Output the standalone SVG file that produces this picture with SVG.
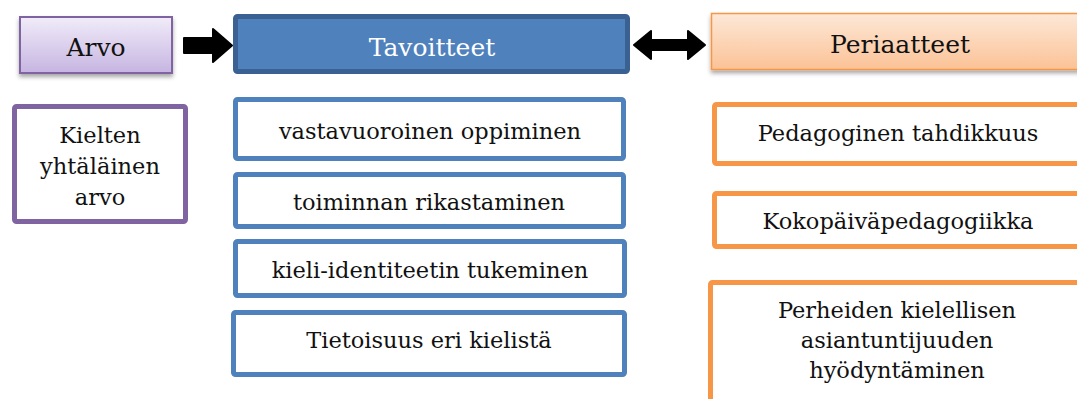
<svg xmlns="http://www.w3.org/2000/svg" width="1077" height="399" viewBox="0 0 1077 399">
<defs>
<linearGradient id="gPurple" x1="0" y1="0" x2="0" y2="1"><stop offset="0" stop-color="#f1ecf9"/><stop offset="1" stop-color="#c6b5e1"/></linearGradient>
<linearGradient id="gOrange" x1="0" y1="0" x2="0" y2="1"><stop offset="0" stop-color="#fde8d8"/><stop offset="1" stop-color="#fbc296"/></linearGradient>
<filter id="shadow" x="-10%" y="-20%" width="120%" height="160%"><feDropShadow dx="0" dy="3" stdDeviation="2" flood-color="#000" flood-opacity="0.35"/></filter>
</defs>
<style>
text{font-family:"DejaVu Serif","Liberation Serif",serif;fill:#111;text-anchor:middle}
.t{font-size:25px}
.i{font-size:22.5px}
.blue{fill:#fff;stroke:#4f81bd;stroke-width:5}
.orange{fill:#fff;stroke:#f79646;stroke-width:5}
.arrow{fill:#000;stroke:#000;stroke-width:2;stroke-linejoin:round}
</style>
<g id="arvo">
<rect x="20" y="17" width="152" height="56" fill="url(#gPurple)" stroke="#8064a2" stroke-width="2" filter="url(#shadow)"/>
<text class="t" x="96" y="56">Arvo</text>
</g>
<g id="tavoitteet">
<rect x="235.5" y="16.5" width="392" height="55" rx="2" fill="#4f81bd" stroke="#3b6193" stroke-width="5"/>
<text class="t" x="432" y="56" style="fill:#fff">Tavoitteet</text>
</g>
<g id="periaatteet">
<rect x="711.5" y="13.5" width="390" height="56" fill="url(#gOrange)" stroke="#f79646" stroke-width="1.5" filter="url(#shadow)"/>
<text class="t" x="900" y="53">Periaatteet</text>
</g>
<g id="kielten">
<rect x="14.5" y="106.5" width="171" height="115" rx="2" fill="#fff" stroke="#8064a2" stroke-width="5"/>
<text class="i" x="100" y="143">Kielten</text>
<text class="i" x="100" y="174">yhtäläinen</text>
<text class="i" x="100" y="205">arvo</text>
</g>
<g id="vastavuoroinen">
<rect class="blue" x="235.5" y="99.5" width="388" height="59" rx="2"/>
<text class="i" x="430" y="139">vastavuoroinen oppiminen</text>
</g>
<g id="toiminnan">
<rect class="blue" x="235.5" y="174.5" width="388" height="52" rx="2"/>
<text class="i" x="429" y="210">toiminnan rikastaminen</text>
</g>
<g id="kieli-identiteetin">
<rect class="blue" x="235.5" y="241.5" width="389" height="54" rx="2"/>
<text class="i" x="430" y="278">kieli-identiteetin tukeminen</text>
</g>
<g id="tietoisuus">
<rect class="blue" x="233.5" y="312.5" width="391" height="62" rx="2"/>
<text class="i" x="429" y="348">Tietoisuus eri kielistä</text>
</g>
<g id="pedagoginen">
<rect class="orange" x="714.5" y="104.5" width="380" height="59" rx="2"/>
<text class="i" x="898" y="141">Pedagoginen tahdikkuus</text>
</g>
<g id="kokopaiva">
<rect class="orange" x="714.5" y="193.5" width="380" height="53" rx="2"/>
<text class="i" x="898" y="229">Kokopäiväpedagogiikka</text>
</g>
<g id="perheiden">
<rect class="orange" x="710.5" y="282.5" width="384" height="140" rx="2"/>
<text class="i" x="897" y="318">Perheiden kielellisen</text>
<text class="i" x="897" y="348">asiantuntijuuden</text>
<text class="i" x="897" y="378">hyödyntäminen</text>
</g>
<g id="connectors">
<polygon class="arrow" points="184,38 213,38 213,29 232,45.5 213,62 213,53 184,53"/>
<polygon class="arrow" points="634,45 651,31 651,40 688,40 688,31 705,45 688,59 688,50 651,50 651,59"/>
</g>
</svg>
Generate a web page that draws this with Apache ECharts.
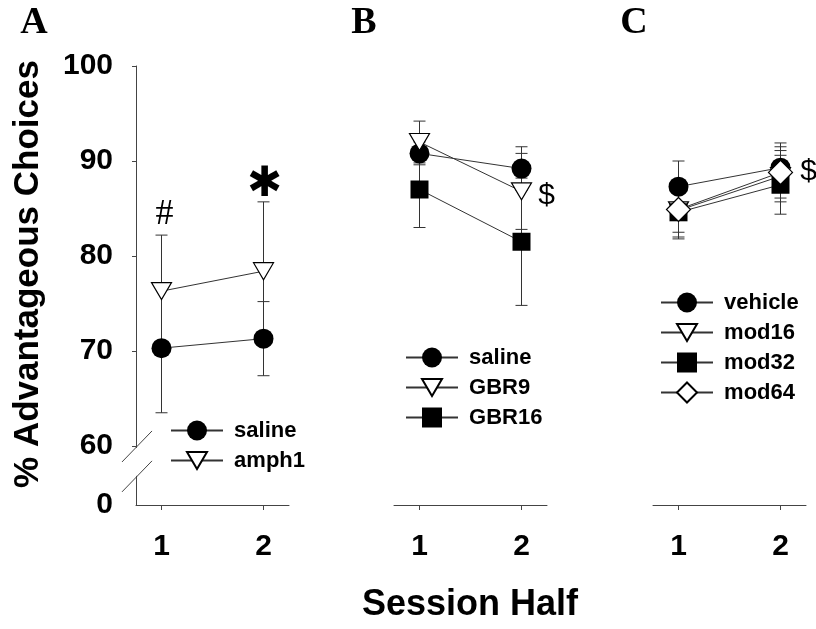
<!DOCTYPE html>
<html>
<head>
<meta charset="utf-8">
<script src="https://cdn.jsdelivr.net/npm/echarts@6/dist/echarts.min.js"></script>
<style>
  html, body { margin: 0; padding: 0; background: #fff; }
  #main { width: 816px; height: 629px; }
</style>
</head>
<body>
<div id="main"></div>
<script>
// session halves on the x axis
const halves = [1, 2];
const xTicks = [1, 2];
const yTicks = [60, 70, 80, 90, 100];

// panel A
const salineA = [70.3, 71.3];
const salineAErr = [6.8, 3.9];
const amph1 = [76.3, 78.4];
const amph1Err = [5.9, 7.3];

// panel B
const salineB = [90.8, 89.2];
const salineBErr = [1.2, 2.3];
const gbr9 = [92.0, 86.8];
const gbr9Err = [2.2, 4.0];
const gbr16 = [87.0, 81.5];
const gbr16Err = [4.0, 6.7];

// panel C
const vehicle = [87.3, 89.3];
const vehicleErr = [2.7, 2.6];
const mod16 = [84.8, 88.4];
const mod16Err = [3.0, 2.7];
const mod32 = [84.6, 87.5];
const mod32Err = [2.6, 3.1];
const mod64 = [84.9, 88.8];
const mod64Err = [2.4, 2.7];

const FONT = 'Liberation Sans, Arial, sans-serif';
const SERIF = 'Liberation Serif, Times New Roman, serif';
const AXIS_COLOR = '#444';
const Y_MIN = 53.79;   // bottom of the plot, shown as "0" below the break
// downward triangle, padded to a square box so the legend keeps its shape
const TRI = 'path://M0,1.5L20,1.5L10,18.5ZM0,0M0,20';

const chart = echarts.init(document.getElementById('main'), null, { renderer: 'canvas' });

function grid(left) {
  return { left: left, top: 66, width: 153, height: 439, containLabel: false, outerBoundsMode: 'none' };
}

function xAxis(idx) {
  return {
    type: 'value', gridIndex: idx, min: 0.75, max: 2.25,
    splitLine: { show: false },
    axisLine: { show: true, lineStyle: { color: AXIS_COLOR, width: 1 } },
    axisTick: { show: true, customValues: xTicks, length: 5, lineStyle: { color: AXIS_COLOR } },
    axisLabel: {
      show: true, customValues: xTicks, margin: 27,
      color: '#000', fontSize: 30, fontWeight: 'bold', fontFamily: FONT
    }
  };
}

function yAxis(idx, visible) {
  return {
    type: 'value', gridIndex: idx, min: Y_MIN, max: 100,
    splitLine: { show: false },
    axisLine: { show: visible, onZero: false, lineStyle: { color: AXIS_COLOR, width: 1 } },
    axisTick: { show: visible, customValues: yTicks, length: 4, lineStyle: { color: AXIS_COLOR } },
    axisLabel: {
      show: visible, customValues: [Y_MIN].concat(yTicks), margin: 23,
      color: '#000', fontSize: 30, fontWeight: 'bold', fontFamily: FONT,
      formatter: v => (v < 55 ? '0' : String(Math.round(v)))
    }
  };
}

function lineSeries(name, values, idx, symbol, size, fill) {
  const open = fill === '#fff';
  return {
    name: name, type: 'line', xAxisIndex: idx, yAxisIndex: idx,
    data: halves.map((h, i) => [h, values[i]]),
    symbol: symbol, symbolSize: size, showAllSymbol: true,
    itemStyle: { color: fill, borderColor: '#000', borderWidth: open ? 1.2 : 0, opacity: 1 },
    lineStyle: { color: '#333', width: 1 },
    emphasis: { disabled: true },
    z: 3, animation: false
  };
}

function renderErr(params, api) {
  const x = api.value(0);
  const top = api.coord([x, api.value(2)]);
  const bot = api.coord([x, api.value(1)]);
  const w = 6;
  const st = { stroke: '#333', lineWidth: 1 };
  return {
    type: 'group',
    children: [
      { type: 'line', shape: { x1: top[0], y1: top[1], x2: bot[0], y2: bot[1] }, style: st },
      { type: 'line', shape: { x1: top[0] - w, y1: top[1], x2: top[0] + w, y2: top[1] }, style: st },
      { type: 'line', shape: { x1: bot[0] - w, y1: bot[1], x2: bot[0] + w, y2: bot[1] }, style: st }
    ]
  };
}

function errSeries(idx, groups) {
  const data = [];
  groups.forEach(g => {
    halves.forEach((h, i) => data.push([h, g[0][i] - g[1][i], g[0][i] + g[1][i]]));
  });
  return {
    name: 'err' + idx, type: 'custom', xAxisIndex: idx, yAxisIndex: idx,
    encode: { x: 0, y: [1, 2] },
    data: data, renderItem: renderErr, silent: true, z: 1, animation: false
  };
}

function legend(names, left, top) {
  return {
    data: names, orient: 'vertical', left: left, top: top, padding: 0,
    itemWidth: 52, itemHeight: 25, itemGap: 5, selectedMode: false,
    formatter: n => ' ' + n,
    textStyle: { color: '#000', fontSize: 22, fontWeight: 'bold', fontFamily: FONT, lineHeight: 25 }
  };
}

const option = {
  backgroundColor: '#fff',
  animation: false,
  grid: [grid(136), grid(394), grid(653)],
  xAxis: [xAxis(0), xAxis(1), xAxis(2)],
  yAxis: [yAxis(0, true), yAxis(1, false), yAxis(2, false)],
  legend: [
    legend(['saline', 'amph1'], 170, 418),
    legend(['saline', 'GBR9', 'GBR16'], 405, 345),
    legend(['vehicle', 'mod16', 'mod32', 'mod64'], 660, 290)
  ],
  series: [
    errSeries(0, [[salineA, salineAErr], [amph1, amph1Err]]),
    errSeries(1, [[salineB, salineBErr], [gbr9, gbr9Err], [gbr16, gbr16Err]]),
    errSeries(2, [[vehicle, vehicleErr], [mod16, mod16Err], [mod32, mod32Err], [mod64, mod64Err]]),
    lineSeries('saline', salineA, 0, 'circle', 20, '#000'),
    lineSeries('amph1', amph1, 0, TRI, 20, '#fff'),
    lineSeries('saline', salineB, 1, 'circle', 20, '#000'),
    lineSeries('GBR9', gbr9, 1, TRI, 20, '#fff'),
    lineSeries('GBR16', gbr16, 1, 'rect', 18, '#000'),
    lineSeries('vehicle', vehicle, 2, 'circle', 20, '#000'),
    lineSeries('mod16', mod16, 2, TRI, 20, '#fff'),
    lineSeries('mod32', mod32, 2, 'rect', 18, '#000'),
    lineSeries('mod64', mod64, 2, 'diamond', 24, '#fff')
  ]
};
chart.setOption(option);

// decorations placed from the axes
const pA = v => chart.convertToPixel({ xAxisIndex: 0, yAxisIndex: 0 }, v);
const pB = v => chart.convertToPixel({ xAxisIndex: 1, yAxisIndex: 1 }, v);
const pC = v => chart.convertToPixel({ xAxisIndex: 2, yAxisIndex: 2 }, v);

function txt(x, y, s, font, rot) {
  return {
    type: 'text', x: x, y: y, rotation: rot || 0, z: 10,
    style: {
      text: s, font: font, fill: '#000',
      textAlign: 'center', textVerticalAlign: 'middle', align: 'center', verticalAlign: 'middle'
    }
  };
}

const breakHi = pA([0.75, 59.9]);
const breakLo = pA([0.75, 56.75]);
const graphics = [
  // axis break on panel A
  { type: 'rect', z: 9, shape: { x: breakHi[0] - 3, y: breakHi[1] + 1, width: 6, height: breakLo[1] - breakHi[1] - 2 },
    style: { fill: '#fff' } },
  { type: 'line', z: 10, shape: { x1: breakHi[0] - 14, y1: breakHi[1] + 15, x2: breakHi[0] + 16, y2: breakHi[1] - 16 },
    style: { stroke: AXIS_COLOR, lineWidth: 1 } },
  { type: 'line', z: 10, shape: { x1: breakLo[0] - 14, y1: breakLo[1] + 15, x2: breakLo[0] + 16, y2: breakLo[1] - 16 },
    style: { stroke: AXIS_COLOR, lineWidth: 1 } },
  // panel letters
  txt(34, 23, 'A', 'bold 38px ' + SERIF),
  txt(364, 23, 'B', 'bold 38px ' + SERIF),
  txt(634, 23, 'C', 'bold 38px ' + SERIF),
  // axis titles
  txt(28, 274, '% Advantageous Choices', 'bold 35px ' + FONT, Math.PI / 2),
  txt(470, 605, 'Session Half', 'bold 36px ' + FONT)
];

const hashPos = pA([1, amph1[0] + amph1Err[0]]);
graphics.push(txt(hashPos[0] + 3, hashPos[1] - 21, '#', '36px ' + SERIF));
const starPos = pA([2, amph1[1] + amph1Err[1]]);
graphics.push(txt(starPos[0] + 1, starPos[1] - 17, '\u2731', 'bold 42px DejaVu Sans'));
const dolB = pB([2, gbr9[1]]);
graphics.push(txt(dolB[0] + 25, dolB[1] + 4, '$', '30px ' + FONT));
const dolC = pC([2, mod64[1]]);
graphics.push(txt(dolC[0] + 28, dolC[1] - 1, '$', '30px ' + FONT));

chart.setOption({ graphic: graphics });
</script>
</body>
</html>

■ Work to do ■
Copy every line above that holds the word "this".

■ Solved problem ■
Output the standalone SVG file that produces this picture with SVG.
Generate a web page that draws this with Apache ECharts.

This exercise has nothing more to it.